== PROVIDED INFORMATION ==
____

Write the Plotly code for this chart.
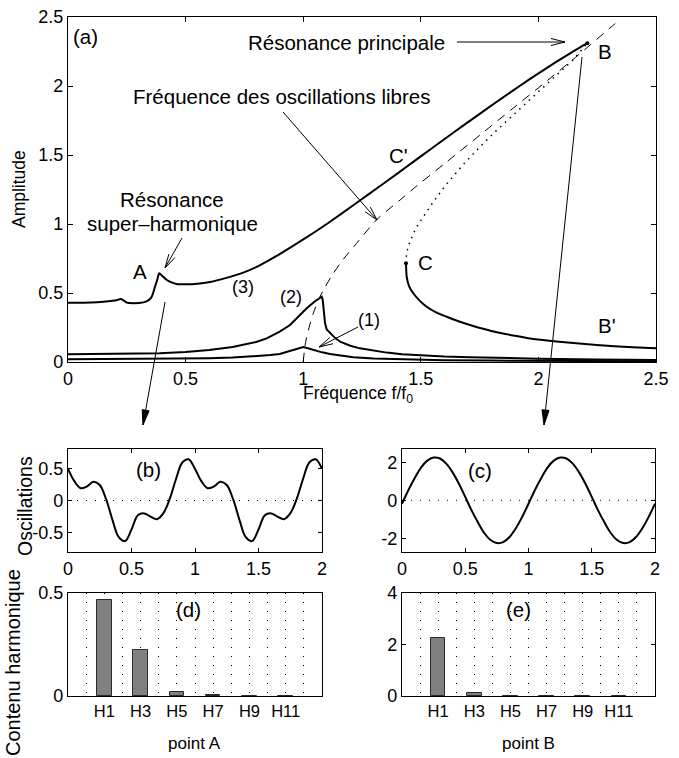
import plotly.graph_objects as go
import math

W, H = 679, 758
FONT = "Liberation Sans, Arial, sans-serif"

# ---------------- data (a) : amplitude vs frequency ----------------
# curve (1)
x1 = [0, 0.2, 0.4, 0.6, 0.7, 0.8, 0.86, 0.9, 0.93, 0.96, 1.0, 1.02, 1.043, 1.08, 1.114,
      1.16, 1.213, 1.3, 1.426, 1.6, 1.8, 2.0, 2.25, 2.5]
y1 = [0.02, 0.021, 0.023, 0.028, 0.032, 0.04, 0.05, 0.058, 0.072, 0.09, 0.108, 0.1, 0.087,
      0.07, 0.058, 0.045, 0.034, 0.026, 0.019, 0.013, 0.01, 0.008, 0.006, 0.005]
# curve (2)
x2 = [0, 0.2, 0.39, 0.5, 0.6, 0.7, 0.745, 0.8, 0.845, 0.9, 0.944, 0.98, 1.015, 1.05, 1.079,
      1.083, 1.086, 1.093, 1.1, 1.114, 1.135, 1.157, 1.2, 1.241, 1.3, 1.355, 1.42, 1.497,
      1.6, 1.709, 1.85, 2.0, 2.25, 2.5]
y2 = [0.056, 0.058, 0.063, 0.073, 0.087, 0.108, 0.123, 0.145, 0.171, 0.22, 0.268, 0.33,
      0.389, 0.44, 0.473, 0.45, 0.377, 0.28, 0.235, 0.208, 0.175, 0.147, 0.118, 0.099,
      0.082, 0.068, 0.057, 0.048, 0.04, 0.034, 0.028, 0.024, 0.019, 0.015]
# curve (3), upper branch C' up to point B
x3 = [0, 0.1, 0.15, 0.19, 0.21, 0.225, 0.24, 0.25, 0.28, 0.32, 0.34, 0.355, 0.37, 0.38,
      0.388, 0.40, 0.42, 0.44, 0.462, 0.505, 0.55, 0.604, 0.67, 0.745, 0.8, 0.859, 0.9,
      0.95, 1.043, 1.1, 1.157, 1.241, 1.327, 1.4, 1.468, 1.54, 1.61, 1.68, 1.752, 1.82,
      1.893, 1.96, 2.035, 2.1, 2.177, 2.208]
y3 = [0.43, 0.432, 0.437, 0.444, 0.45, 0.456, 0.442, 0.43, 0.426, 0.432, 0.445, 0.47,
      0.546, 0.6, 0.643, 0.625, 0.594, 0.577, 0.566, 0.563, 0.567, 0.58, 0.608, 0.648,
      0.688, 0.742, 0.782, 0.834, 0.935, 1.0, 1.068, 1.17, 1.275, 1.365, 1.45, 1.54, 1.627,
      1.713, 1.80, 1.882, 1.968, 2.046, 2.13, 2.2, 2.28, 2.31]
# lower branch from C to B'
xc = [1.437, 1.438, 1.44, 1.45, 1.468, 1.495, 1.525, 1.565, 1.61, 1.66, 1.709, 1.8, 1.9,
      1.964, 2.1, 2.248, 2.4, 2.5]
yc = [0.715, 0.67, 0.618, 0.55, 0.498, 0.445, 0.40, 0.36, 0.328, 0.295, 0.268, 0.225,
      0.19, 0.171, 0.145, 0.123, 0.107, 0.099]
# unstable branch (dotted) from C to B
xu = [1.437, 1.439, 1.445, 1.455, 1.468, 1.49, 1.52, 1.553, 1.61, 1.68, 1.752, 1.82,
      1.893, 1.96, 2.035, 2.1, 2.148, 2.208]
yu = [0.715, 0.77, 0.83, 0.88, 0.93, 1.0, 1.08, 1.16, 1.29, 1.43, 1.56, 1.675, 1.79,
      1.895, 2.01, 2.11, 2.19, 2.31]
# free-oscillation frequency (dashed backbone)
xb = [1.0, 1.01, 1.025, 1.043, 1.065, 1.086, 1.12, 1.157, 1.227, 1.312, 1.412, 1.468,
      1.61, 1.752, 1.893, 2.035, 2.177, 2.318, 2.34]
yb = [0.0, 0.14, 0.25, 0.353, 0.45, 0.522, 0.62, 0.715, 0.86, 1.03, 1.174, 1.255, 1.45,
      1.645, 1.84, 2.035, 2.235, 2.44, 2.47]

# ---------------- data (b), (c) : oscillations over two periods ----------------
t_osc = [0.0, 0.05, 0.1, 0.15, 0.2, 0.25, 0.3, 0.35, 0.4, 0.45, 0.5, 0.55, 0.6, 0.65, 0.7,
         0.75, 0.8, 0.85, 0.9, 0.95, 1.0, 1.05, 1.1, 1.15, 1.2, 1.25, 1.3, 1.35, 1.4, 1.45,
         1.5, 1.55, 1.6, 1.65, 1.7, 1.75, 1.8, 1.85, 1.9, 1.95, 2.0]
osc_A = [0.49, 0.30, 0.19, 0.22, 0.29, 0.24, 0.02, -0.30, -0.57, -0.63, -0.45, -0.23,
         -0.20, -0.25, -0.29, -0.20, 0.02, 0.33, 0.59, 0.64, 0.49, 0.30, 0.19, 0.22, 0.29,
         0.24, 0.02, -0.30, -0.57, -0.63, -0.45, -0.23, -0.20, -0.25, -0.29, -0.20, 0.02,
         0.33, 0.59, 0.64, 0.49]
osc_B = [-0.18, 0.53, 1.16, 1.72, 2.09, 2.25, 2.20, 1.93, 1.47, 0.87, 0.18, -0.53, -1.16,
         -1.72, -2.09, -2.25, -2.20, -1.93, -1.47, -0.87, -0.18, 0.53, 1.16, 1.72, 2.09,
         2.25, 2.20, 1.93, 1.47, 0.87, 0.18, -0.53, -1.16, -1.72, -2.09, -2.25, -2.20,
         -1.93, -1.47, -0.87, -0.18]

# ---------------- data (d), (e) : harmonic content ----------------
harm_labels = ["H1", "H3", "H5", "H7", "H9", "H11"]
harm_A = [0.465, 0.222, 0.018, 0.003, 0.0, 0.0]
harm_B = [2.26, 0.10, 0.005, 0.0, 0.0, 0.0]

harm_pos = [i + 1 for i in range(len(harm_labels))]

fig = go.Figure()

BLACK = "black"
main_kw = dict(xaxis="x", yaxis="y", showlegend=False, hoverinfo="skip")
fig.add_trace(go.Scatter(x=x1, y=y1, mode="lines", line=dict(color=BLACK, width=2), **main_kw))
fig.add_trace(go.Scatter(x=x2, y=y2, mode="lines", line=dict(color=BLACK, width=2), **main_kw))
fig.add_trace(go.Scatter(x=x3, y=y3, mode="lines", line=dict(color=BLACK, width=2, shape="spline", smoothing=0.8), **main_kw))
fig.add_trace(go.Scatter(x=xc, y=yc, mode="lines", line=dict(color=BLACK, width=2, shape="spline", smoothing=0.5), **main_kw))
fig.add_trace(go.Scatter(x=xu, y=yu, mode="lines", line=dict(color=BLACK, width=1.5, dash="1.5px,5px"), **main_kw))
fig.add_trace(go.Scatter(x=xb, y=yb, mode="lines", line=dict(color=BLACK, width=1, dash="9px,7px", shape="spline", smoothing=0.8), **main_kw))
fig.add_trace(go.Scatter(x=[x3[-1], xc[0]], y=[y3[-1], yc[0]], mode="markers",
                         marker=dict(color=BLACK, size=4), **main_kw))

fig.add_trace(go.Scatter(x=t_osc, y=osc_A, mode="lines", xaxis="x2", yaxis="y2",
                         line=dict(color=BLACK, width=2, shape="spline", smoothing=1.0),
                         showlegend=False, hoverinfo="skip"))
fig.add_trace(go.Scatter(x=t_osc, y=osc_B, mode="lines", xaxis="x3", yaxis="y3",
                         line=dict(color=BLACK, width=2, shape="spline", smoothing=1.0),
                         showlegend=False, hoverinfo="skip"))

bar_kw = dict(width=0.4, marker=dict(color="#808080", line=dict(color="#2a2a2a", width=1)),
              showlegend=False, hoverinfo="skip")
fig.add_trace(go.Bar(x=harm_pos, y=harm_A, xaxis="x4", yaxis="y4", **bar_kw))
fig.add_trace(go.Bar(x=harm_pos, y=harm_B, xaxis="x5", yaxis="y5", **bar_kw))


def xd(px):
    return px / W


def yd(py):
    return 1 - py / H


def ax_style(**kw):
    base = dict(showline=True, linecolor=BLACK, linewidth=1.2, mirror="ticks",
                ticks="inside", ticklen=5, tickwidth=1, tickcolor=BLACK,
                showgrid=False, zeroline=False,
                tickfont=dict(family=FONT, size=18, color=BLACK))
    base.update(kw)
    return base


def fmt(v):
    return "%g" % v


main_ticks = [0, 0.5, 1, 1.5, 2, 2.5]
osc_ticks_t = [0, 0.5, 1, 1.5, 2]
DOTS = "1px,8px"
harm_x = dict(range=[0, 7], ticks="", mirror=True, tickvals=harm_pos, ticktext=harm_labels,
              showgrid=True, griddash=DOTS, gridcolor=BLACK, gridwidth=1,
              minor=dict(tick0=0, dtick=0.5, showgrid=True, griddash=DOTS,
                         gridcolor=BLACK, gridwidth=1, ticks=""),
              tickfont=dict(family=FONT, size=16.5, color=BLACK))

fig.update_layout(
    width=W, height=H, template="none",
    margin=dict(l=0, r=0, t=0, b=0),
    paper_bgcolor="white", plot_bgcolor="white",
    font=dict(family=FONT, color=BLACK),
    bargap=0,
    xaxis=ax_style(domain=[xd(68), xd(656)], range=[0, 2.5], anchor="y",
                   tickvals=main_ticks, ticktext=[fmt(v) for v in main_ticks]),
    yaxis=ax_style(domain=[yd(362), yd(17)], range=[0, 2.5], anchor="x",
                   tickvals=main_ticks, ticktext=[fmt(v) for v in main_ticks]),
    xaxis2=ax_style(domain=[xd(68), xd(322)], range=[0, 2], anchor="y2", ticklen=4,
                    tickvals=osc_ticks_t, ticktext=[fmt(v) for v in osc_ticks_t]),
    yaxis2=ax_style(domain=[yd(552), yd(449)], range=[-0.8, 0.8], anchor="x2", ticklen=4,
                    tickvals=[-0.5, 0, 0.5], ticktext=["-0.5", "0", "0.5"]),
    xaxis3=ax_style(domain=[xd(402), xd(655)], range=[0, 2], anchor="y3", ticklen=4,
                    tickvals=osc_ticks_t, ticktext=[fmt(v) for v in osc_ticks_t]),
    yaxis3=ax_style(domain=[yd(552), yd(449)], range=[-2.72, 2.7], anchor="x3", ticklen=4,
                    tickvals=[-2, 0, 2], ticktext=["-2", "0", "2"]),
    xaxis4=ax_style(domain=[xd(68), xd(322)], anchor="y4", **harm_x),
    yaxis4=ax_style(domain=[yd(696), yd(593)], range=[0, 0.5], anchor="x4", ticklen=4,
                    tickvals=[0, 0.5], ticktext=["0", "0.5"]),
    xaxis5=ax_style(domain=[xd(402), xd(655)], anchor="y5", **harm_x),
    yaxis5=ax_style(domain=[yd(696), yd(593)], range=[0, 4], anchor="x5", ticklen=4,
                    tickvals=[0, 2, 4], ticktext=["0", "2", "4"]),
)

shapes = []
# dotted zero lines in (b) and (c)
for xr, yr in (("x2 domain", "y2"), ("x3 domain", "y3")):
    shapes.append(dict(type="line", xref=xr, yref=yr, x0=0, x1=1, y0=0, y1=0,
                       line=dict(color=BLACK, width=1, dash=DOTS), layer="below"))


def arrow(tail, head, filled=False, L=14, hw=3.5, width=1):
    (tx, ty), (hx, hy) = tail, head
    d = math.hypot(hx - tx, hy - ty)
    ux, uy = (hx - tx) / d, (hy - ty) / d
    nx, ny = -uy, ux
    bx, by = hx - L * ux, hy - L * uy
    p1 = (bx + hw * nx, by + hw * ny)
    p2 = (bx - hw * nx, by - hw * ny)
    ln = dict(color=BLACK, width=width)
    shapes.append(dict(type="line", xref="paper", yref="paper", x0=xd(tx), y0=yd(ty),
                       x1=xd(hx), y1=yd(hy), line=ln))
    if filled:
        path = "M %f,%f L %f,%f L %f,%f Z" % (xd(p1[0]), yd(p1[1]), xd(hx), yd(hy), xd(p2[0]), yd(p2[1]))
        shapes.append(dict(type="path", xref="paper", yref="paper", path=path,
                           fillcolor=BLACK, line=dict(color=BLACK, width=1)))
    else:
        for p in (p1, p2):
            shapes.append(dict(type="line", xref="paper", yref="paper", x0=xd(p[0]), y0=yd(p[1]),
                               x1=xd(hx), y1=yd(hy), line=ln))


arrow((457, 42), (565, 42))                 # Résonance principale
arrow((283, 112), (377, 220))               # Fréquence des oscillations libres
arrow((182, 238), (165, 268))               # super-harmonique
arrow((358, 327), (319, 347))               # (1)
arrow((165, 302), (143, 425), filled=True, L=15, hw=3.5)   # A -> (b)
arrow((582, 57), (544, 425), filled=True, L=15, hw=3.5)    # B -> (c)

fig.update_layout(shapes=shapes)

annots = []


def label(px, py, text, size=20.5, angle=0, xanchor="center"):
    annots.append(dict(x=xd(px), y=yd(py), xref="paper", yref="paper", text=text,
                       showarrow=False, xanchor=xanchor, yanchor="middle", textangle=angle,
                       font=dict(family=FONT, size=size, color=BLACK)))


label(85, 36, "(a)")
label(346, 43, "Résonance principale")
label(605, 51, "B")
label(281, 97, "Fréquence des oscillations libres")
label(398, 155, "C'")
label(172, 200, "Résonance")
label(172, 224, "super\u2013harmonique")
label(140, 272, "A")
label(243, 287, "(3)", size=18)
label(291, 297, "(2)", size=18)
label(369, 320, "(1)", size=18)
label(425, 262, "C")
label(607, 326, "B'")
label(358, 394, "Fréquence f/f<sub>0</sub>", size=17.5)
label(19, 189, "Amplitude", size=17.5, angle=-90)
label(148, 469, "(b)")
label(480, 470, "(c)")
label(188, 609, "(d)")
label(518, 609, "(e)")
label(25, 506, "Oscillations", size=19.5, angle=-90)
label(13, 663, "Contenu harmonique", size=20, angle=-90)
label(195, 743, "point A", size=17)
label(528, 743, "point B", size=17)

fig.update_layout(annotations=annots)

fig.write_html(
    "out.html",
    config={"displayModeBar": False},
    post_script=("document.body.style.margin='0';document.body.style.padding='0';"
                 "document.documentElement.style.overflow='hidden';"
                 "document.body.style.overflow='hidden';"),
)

____

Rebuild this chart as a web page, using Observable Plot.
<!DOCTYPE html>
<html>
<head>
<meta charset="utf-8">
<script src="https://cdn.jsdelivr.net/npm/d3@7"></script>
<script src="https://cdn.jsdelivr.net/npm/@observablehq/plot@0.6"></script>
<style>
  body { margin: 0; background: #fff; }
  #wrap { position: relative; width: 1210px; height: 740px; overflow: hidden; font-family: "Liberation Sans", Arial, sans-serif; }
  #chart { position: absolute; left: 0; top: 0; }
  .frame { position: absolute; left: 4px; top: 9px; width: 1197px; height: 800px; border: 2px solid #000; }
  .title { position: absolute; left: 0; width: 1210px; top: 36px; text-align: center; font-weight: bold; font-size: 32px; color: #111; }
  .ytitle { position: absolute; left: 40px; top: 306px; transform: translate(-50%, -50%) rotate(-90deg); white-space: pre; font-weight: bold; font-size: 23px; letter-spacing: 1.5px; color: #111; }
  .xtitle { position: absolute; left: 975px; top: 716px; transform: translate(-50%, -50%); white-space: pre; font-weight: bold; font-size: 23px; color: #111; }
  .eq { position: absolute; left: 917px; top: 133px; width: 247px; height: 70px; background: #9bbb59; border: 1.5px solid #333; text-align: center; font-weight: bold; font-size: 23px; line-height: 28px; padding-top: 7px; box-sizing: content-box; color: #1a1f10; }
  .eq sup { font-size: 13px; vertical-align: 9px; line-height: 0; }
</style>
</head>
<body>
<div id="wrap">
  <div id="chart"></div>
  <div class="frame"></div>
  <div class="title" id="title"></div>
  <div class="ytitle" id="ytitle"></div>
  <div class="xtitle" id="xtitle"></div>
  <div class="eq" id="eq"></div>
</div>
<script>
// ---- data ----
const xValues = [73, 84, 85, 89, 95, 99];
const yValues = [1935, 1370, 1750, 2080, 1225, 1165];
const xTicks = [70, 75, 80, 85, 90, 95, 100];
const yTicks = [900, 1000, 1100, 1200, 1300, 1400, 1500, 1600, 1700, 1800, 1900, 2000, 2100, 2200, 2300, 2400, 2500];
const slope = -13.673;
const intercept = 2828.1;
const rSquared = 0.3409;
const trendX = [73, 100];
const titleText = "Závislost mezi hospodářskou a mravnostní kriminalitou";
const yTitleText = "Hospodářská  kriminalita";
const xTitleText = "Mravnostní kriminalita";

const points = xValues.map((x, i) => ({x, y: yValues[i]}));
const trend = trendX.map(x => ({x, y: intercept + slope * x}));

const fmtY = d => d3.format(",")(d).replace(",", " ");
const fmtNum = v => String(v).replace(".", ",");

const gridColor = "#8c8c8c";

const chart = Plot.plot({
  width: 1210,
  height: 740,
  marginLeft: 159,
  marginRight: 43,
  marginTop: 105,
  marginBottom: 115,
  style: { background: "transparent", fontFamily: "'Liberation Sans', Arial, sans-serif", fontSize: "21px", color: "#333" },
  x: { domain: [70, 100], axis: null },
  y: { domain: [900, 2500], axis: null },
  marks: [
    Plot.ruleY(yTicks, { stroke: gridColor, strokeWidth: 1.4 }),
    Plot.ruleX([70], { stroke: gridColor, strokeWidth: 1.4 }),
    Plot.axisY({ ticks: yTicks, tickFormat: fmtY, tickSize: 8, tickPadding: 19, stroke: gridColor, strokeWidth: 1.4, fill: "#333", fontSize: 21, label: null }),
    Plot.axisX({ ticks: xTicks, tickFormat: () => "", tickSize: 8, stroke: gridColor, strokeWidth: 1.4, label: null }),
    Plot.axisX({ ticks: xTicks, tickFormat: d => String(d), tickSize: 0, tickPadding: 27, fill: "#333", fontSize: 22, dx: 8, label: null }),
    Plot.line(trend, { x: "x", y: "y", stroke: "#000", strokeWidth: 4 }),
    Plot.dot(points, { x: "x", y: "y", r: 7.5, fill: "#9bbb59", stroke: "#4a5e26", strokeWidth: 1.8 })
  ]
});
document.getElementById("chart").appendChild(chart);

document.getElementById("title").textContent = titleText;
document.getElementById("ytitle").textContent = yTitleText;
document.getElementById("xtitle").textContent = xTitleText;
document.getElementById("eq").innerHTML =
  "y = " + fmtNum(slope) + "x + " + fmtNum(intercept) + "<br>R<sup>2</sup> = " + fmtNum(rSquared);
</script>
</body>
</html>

____

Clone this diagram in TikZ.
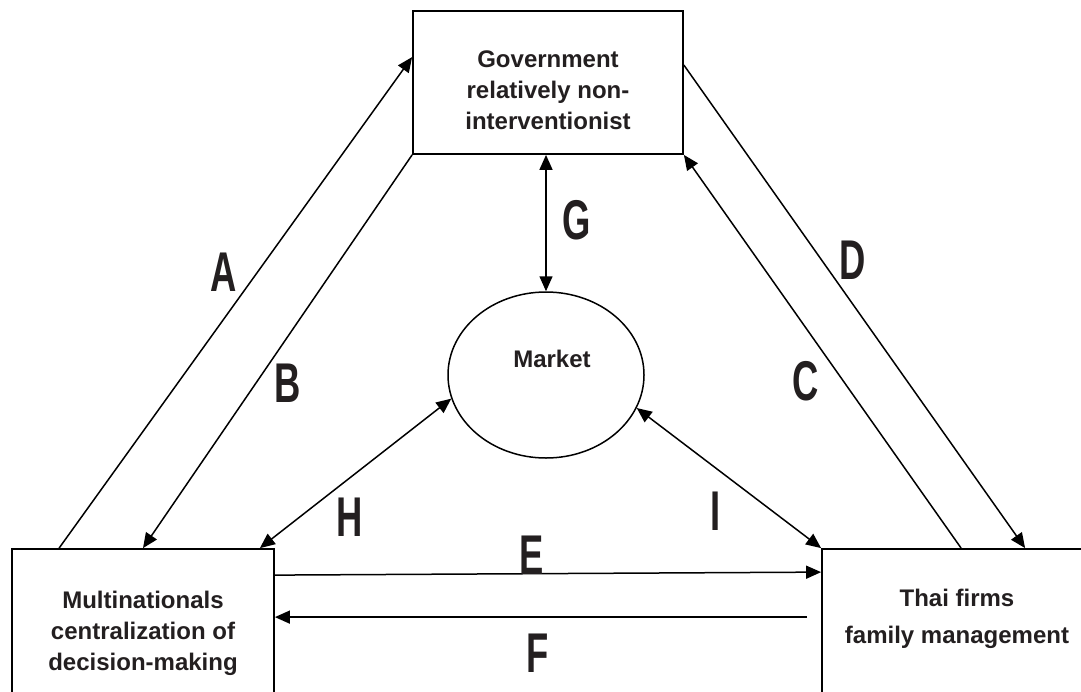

____

== TASK OBJECTIVE ==
Your answer should be a single number: how many lines of the material contain the word "chart".

== WRITTEN ANSWER ==
6